California’s distinctive architecture was formulated around the California bungalow, which featured porches, terraces, and outdoor spaces. A number of architects left their marks on the California landscape, but none more so than Charles Sumner Greene (1868–1957) and his brother, Henry Mather Greene (1870–1954). In many ways, Greene and Greene were comparable to the Barnsley brothers in England, as they were both architects and woodworkers. Born in Ohio and educated in manual arts in St. Louis, they studied architecture at the Massachusetts Institute of Technology in Cambridge and later apprenticed with Boston architects. Upon opening their first office in Pasadena in 1894, they created some of the most brilliant examples of Arts and Crafts architecture in the country, demonstrating their exquisite workmanship, detailing, and planning. Rejecting the prevailing Beaux-Arts approach to design, they were particularly influenced by the simplicity of Japanese architecture and furniture.17
Charles Sumner Greene traveled to Britain in 1901, where he was exposed to the Arts and Crafts Movement, visiting, among other places, the Glasgow International Exhibition where Charles Rennie Mackintosh’s work was displayed. Regular subscribers to The Craftsman magazine, the brothers began designing furnishings for their architectural commissions in 1904. After visiting Charles’s workshops in 1909, C. R. Ashbee wrote, “I think C. Sumner Greene’s work beautiful; among the best there is in this country . . . beautiful cabinets and chairs [executed with] a supreme feeling for the material, quite up to our best English craftsmanship.”18
The David B. Gamble House in Pasadena, designed in 1908, features exquisite detailing both inside and out, sensitive grading, and Japanese-inspired landscaping.
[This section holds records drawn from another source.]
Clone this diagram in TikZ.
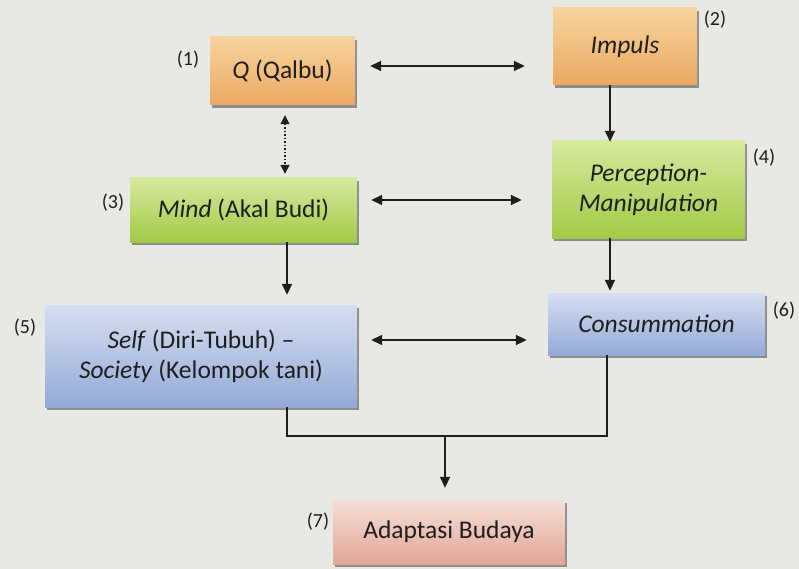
\documentclass[tikz,border=0pt]{standalone}
\usepackage{fontspec}
\setmainfont{Carlito}
\usetikzlibrary{arrows.meta,shadows,positioning}
\definecolor{bg}{HTML}{E8E8E5}
\definecolor{orT}{HTML}{F7D39C}
\definecolor{orB}{HTML}{EBA962}
\definecolor{grT}{HTML}{D6E99E}
\definecolor{grB}{HTML}{A2CA46}
\definecolor{blT}{HTML}{D6DFF2}
\definecolor{blB}{HTML}{94A9D6}
\definecolor{pkT}{HTML}{F6DED6}
\definecolor{pkB}{HTML}{E0A696}
\definecolor{ink}{HTML}{1E1E1E}
\tikzset{
  box/.style={rectangle, inner sep=2pt, align=center, text=ink,
    font=\fontsize{25.5}{30}\selectfont,
    drop shadow={shadow xshift=2pt, shadow yshift=-3pt, fill=black!80}},
  orbox/.style={box, top color=orT, bottom color=orB},
  grbox/.style={box, top color=grT, bottom color=grB},
  blbox/.style={box, top color=blT, bottom color=blB},
  pkbox/.style={box, top color=pkT, bottom color=pkB},
  num/.style={text=ink, font=\fontsize{20}{24}\selectfont},
  conn/.style={draw=ink, line width=1.8pt},
  tip/.style={-{Triangle[length=11pt,width=10pt]}},
  dbl/.style={{Triangle[length=11pt,width=10pt]}-{Triangle[length=11pt,width=10pt]}},
}
\begin{document}
\begin{tikzpicture}[x=1pt,y=-1pt]
\fill[bg] (0,0) rectangle (799,569);
\useasboundingbox (0,0) rectangle (799,569);

\node[orbox, minimum width=145pt, minimum height=68pt] (Q) at (282.5,71) {\textit{Q} (Qalbu)};
\node[orbox, minimum width=144pt, minimum height=77pt] (I) at (625,46.5) {\textit{Impuls}};
\node[grbox, minimum width=227pt, minimum height=64pt] (M) at (243.5,210) {\textit{Mind} (Akal Budi)};
\node[grbox, minimum width=193pt, minimum height=97pt] (P) at (648.5,189.5) {\textit{Perception-}\\\textit{Manipulation}};
\node[blbox, minimum width=312pt, minimum height=102pt] (S) at (201,356) {\textit{Self} (Diri-Tubuh) --\\\textit{Society} (Kelompok tani)};
\node[blbox, minimum width=217pt, minimum height=62pt] (C) at (656.5,324) {\textit{Consummation}};
\node[pkbox, minimum width=232pt, minimum height=64pt] (A) at (449,532) {Adaptasi Budaya};

\node[num] (n1) at (188,60) {(1)};
\node[num] (n2) at (715,20) {(2)};
\node[num] (n3) at (113,203) {(3)};
\node[num] (n4) at (764,158) {(4)};
\node[num] (n5) at (25,328) {(5)};
\node[num] (n6) at (784,311) {(6)};
\node[num] (n7) at (318,522) {(7)};

% horizontal double arrows
\draw[conn, dbl] ([xshift=15pt,yshift=5pt]Q.east) -- ([xshift=-28pt,yshift=5pt]Q.east -| I.west);
\draw[conn, dbl] ([xshift=14pt,yshift=10pt]M.east) -- ([xshift=-30pt,yshift=10pt]M.east -| P.west);
\draw[conn, dbl] ([xshift=14pt,yshift=16pt]S.east) -- ([xshift=-21pt,yshift=16pt]S.east -| C.west);

% dotted double arrow Q - Mind
\draw[conn, line width=1.5pt, dotted, {Triangle[length=9pt,width=9pt]}-{Triangle[length=9pt,width=9pt]}]
  ([xshift=2.5pt,yshift=-10pt]Q.south) -- ([xshift=41.5pt,yshift=4pt]M.north);

% vertical arrows
\draw[conn, tip] ([xshift=-15pt]I.south) -- ([xshift=-15pt,yshift=-1pt]I.south |- P.north);
\draw[conn, tip] ([xshift=-38.5pt]P.south) -- ([xshift=-38.5pt,yshift=2pt]P.south |- C.north);
\draw[conn, tip] ([xshift=43.5pt]M.south) -- ([xshift=43.5pt,yshift=10pt]M.south |- S.north);

% merge to Adaptasi
\coordinate (j) at (445,436);
\draw[conn] ([xshift=86pt]S.south) -- ([xshift=86pt]S.south |- j) -- ([xshift=-49.5pt]C.south |- j) -- ([xshift=-49.5pt]C.south);
\draw[conn, tip] (j) -- ([yshift=12pt]j |- A.north);
\end{tikzpicture}
\end{document}
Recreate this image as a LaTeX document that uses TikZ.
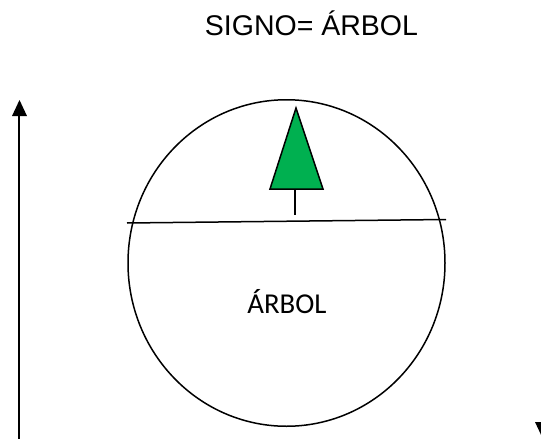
\documentclass[tikz,border=0pt]{standalone}
\usepackage{fontspec}
\usetikzlibrary{shapes.geometric}
\setmainfont{Liberation Sans}
\newfontfamily\bodyfont{Carlito}
\definecolor{treegreen}{HTML}{00B050}
\begin{document}
\begin{tikzpicture}[x=1pt,y=-1pt,
  outline/.style={draw=black,line width=1.5pt},
  ink/.style={inner sep=0pt,text=black,anchor=base}]
\useasboundingbox (0,0) rectangle (541,439);
\clip (0,0) rectangle (541,439);
\node[ink,font=\fontsize{28.5}{32}\selectfont] (title) at (311.5,35) {SIGNO= ÁRBOL};
\node[ink,font=\bodyfont\fontsize{28.8}{32}\selectfont] (word) at (287,313) {ÁRBOL};
\node[ellipse,outline,minimum width=317pt,minimum height=326.5pt,inner sep=0pt] (disc) at (286.5,263) {};
\coordinate (lineL) at (127,223);
\coordinate (lineR) at (446,219.5);
\draw[outline] (lineL) -- (lineR);
\coordinate (treeTop) at (296,108);
\coordinate (treeL) at (270,189);
\coordinate (treeR) at (323,189);
\coordinate (trunkB) at (295,215);
\draw[outline,fill=treegreen] (treeTop) -- (treeR) -- (treeL) -- cycle;
\draw[outline] (295,189) -- (trunkB);
\coordinate (upB) at (19,439);
\coordinate (upT) at (19.5,100);
\fill (upT) -- (27,116) -- (12,116) -- cycle;
\draw[line width=2pt] (upB) -- (19,115);
\fill (542.5,438) -- (535,422) -- (550,422) -- cycle;
\end{tikzpicture}
\end{document}
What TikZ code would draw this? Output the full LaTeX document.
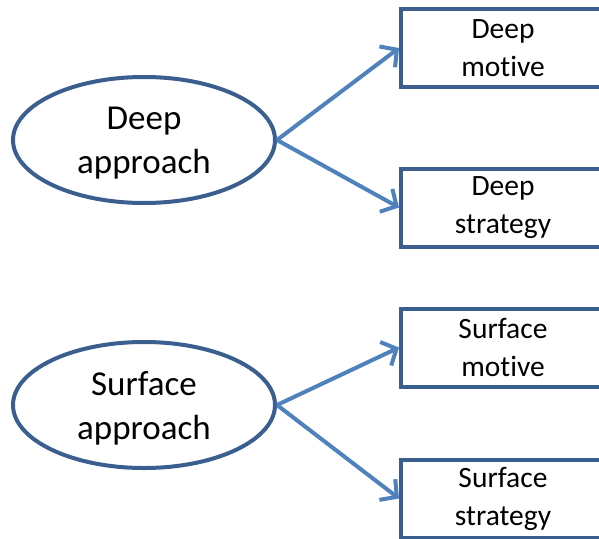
\documentclass[tikz,border=0pt]{standalone}
\usepackage{fontspec}
\setmainfont{Carlito}[Ligatures={NoCommon,NoContextual},Contextuals=NoAlternate,RawFeature={-liga,-clig,-calt,-dlig}]
\usetikzlibrary{shapes.geometric,arrows.meta}
\definecolor{edgeblue}{HTML}{3A5F8F}
\definecolor{arrowblue}{HTML}{4F81BD}
\tikzset{
  approach/.style={ellipse,draw=edgeblue,line width=4pt,minimum width=262pt,minimum height=126pt,inner sep=0pt,align=center,text depth=0pt,font=\fontsize{35}{44}\selectfont},
  itembox/.style={rectangle,draw=edgeblue,line width=4pt,minimum width=204pt,minimum height=78pt,inner sep=0pt,align=center,font=\fontsize{29.5}{38}\selectfont},
  link/.style={draw=arrowblue,line width=4pt,-{Straight Barb[length=12pt,width=26pt,line width=4pt]}}
}
\begin{document}
\begin{tikzpicture}[x=1pt,y=-1pt]
\useasboundingbox (0,0) rectangle (599,538);
\clip (0,0) rectangle (599,538);
\node[approach] (da) at (144,140) {Deep\\approach};
\node[approach] (sa) at (144,405) {Surface\\approach};
\node[itembox] (dm) at (503,48) {Deep\\motive};
\node[itembox] (ds) at (503,207.5) {Deep\\strategy};
\node[itembox] (sm) at (503,347.5) {Surface\\motive};
\node[itembox] (ss) at (503,498.5) {Surface\\strategy};
\draw[link] (da.east) -- (dm.west);
\draw[link] (da.east) -- (ds.west);
\draw[link] (sa.east) -- (sm.west);
\draw[link] (sa.east) -- (ss.west);
\end{tikzpicture}
\end{document}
As Henry recalled, “we were able to do our best design when we could control a complete landscape and then decorate it, as well as the house. This is the only possible way to achieve integration of all three.”19 The terraces, which function as outdoor living spaces, hug the low, cantilevered house on three sides, under a canopy of California live oaks (Quercus agrifolia). Live oaks figure in Charles’s magnificent teak-framed front door with its iridescent glass panels that were executed by local craftsmen. The interior is fully furnished with Greene and Greene furniture, paneling, and lighting fixtures. The Blacker House, designed in 1907 and also located in Pasadena, is noted for its Japanese-inspired garden that melds beautifully with the architecture. Charles commented, “fine gardens are like fine pictures, only it may take longer to paint them with nature’s brush.”20
Green Gables in Woodside is Charles Sumner Greene’s masterpiece of landscape architecture. Designed for Mortimer Fleishhacker in 1911, the long, low house is sited in the midst of seventy-five acres of rolling meadow dotted with live oaks and views to the Santa Cruz Mountains. Charles, who envisioned the garden as a series of living rooms for the house, created terraces and reflecting pools to capitalize on the expansive views. In 1926 he designed a spectacular water garden in a problematic area where the site dropped off dramatically. His brilliant 300-foot-long (91 meters) pool terminates in a series of stone arches reminiscent of a Roman aqueduct. The garden, in fact, quotes many sites in Italy, England, and America. Looking back to the house from the lower garden, one sees a rustic stone grotto nestled between the massive horseshoe staircases ascending to the upper terrace. The lower garden is constructed in a warm-toned stone in a vernacular style of craftsmanship. The skillful planting of native and imported plants with strong architectural interest complements the rustic stonework in the staircases and paths. David C. Streatfield, the preeminent scholar of California gardens, believes that Green Gables is the largest garden in the country by an Arts and Crafts designer.21 It is certainly one of the most significant and remains unchanged today.